The costs of inequality: When a fair shake isn’t

It’s a seemingly nondescript chart, buried in a Harvard Business School (HBS) professor’s academic paper.

A rectangle, divided into parts, depicts U.S. wealth for each fifth of the population. But it appears to show only three divisions. The bottom two, representing the accumulated wealth of 124 million people, are so small that they almost don’t even show up.

Other charts in other journals illustrate different aspects of American inequality. They might depict income, housing quality, rates of imprisonment, or levels of political influence, but they all look very much the same.

Perhaps most damning are those that reflect opportunity — whether involving education, health, race, or gender — because the inequity represented there belies our national identity. America, we believe, is a land where everyone gets a fair start and then rises or falls according to his or her own talent and industry. But if you’re poor, if you’re uneducated, if you’re black, if you’re Hispanic, if you’re a woman, there often is no fair start.
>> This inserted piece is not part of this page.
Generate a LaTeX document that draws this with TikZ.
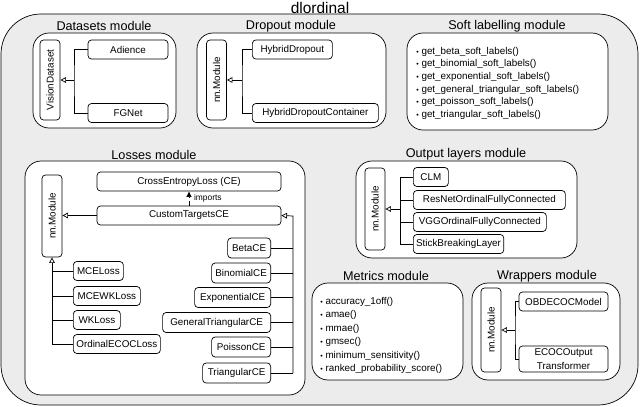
\documentclass[tikz,border=0pt]{standalone}
\usepackage{fontspec}
\setmainfont{Liberation Sans}
\usetikzlibrary{arrows.meta,positioning}

\newcommand{\itembul}{{\fontsize{5}{5}\selectfont\textbullet}\ }

\tikzset{
  cls/.style={draw, fill=white, rounded corners=2.5pt, inner xsep=2pt, inner ysep=0pt,
    minimum height=0.475cm, font=\fontsize{7}{8}\selectfont},
  vcls/.style={cls, minimum width=0.5cm},
  module/.style={draw, fill=white, rounded corners=0.4cm},
  modtitle/.style={font=\fontsize{9}{10}\selectfont},
  inherit/.style={-{Triangle[open,length=4pt,width=4pt]}},
  funclist/.style={anchor=north west, align=left, inner sep=0pt, font=\fontsize{7}{9}\selectfont},
}

\begin{document}
\begin{tikzpicture}[x=0.025cm, y=-0.025cm, line width=0.5pt]
  \useasboundingbox (0,0) rectangle (640,407);

  \draw[fill=gray!15, rounded corners=1cm] (1,14) rectangle (638,405);
  \node[font=\fontsize{11}{13}\selectfont] (title) at (320,8) {dlordinal};

  % Datasets module
  \draw[module] (33,33) rectangle (176,128);
  \node[modtitle] (dstitle) at (104,26) {Datasets module};
  \node[vcls, minimum height=2cm] (vision) at (50,80) {\rotatebox{90}{VisionDataset}};
  \node[cls, minimum width=2cm] (adience) at (128,49.5) {Adience};
  \node[cls, minimum width=2cm] (fgnet) at (128,113) {FGNet};
  \coordinate (dsj) at (74,80);
  \draw (adience.west) -| (dsj) |- (fgnet.west);
  \draw[inherit] (dsj) -- (vision.east);

  % Dropout module
  \draw[module] (197,33) rectangle (386,128);
  \node[modtitle] (droptitle) at (291,26) {Dropout module};
  \node[vcls, minimum height=2cm] (dropnn) at (216.5,80) {\rotatebox{90}{nn.Module}};
  \node[cls, anchor=west, minimum width=2cm] (hdrop) at (252,49.5) {HybridDropout};
  \node[cls, anchor=west, minimum width=3.15cm] (hdropc) at (252,113) {HybridDropoutContainer};
  \coordinate (dropj) at (242,80);
  \draw (hdrop.west) -| (dropj) |- (hdropc.west);
  \draw[inherit] (dropj) -- (dropnn.east);

  % Soft labelling module
  \draw[module] (407,33) rectangle (608,130);
  \node[modtitle] (softtitle) at (507,26) {Soft labelling module};
  \node[funclist, font=\fontsize{7}{8.9}\selectfont] (softlist) at (416,47) {%
    \itembul get\_beta\_soft\_labels()\\
    \itembul get\_binomial\_soft\_labels()\\
    \itembul get\_exponential\_soft\_labels()\\
    \itembul get\_general\_triangular\_soft\_labels()\\
    \itembul get\_poisson\_soft\_labels()\\
    \itembul get\_triangular\_soft\_labels()};

  % Losses module
  \draw[module] (25,161) rectangle (305,395);
  \node[modtitle] (losstitle) at (154,155) {Losses module};
  \node[vcls, minimum height=2.05cm] (lossnn) at (52,216) {\rotatebox{90}{nn.Module}};
  \node[cls, minimum width=4.6cm] (ce) at (189,181.5) {CrossEntropyLoss (CE)};
  \node[cls, minimum width=4.6cm] (ctce) at (189,215.5) {CustomTargetsCE};
  \draw[dashed, -{Latex[length=4pt,width=4pt]}] (ctce) --
    node[right, font=\fontsize{6}{7}\selectfont] {imports} (ce);
  \draw[inherit] (ctce.west) -- (ctce.west -| lossnn.east);

  \coordinate (cej) at (293,216);
  \foreach \name/\txt/\w/\y in {beta/BetaCE/1.075/248, binomial/BinomialCE/1.475/273,
      expo/ExponentialCE/1.9/297.5, gentri/GeneralTriangularCE/2.7/322.5,
      poisson/PoissonCE/1.475/347, tri/TriangularCE/1.7/373}{
    \node[cls, anchor=east, minimum width=\w cm, minimum height=0.5cm] (\name) at (271,\y) {\txt};
    \draw (\name.east) -- (\name.east -| cej);
  }
  \draw[inherit] (tri.east -| cej) -- (cej) -- (ctce.east);

  \foreach \name/\txt/\w/\y in {mce/MCELoss/1.25/271, mcewk/MCEWKLoss/1.675/296,
      wk/WKLoss/1.175/320, ecoc/OrdinalECOCLoss/2.175/344}{
    \node[cls, anchor=west, minimum width=\w cm] (\name) at (73,\y) {\txt};
    \draw (\name.west) -- (\name.west -| lossnn.south);
  }
  \draw[inherit] (ecoc.west -| lossnn.south) -- (lossnn.south);

  % Output layers module
  \draw[module] (356,161) rectangle (577,258);
  \node[modtitle] (outtitle) at (466,154) {Output layers module};
  \node[vcls, minimum height=2.05cm] (outnn) at (375,209) {\rotatebox{90}{nn.Module}};
  \coordinate (outj) at (400,209);
  \foreach \name/\txt/\w/\y in {clm/CLM/0.875/177, resnet/ResNetOrdinalFullyConnected/3.8/200,
      vgg/VGGOrdinalFullyConnected/3.325/222, stick/StickBreakingLayer/2.25/244}{
    \node[cls, anchor=west, minimum width=\w cm] (\name) at (413,\y) {\txt};
    \draw (\name.west) -- (\name.west -| outj);
  }
  \draw (clm.west -| outj) -- (stick.west -| outj);
  \draw[inherit] (outj) -- (outnn.east);

  % Metrics module
  \draw[module] (312,283) rectangle (463,380);
  \node[modtitle] (mettitle) at (386,276) {Metrics module};
  \node[funclist, font=\fontsize{7}{9.6}\selectfont] (metlist) at (320,297) {%
    \itembul accuracy\_1off()\\
    \itembul amae()\\
    \itembul mmae()\\
    \itembul gmsec()\\
    \itembul minimum\_sensitivity()\\
    \itembul ranked\_probability\_score()};

  % Wrappers module
  \draw[module] (472,283) rectangle (620,380);
  \node[modtitle] (wraptitle) at (547,276) {Wrappers module};
  \node[vcls, minimum height=2.1cm] (wrapnn) at (491,330) {\rotatebox{90}{nn.Module}};
  \node[cls, minimum width=2.225cm] (obdecoc) at (563.5,301.5) {OBDECOCModel};
  \node[cls, minimum width=2.225cm, minimum height=0.65cm, align=center,
    font=\fontsize{7}{10}\selectfont] (ecocout) at (563.5,359) {ECOCOutput\\Transformer};
  \coordinate (wrapj) at (515,330);
  \draw (obdecoc.west) -| (wrapj) |- (ecocout.west);
  \draw[inherit] (wrapj) -- (wrapnn.east);
\end{tikzpicture}
\end{document}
Inequality, of course, has become a national buzzword and a political cause célèbrein this election year. It’s been discussed everywhere in the recent past, from the State of the Union Address to Thomas Piketty’s best-seller to the lips of presidential candidates to Pope Francis’s encyclical “Laudato Si.”

Though the American public and politicians have just rediscovered the problem of inequality, the issue has long been an area of academic inquiry at Harvard, where research on its root causes crosses numerous disciplines.